SET PROBLEM> State only how many lines contain the string "chart".

PROVIDED DATA>
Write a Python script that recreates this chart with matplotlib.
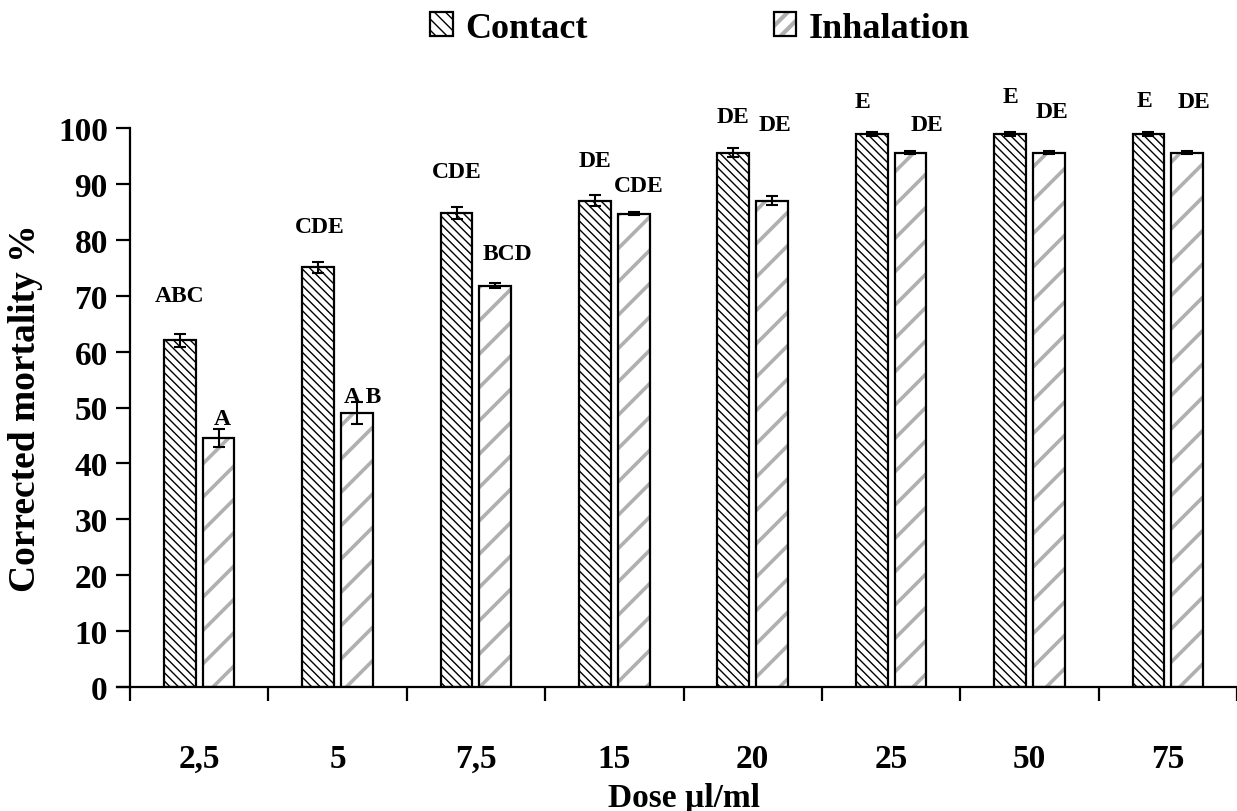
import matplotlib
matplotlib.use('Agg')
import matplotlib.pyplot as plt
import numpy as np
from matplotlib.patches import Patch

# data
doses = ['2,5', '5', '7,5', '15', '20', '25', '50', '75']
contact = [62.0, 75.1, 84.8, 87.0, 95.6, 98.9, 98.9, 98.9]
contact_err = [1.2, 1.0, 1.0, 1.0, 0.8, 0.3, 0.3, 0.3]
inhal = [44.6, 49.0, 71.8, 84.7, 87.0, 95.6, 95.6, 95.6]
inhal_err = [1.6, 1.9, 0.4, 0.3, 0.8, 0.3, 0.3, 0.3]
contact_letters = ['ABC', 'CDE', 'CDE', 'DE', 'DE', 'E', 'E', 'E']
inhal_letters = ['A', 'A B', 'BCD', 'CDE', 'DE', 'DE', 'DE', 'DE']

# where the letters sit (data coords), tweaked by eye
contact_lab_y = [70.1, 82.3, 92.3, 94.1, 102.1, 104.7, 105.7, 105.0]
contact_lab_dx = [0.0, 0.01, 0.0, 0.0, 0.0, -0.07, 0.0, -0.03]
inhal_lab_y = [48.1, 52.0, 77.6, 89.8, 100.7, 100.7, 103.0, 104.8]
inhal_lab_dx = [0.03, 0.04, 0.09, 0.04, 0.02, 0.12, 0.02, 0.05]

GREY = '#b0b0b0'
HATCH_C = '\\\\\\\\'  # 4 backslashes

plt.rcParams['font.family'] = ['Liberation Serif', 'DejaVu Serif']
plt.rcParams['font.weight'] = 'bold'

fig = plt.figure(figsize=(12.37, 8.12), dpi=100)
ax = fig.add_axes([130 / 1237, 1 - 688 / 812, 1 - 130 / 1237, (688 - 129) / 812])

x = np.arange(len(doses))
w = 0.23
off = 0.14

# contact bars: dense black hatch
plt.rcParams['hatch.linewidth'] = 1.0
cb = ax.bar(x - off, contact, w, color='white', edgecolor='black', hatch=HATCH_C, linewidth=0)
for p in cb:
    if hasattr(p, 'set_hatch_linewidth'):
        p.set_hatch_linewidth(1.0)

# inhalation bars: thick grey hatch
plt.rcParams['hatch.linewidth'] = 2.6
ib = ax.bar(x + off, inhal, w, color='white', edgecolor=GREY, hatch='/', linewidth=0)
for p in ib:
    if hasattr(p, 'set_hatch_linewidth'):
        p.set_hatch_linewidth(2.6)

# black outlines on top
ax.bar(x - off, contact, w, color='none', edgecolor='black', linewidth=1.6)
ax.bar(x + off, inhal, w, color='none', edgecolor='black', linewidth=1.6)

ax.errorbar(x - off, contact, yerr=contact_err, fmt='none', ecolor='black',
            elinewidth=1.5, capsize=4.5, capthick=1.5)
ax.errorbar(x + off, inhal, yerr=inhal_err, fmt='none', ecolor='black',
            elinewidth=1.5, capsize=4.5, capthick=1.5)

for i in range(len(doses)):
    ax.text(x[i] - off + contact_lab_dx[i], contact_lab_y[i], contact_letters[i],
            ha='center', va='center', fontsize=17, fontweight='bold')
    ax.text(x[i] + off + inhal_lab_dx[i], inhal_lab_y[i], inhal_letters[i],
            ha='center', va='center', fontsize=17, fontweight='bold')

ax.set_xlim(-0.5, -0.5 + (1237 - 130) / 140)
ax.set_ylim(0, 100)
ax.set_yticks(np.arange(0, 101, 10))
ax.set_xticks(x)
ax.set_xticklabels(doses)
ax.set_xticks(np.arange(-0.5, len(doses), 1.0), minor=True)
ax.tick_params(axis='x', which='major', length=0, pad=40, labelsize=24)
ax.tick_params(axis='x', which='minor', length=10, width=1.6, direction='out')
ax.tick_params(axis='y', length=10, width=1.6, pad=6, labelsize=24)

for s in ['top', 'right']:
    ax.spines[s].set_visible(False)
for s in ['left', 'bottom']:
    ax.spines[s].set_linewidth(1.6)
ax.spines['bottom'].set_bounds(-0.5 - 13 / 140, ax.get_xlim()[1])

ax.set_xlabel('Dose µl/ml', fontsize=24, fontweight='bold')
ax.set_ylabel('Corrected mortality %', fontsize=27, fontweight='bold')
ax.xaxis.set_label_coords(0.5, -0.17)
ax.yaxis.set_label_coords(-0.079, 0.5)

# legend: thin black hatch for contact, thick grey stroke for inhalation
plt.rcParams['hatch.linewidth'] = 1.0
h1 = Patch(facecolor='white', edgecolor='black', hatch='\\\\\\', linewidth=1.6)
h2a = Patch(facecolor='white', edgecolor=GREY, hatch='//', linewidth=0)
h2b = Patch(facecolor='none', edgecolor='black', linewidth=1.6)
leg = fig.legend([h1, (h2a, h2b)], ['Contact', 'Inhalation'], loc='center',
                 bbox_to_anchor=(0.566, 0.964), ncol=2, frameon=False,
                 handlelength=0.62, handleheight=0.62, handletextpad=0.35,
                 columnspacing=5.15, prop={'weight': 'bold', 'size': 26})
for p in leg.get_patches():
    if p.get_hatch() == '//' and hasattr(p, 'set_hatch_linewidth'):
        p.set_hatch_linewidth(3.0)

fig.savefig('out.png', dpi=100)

SOLUTION FOR THIS PROBLEM> 1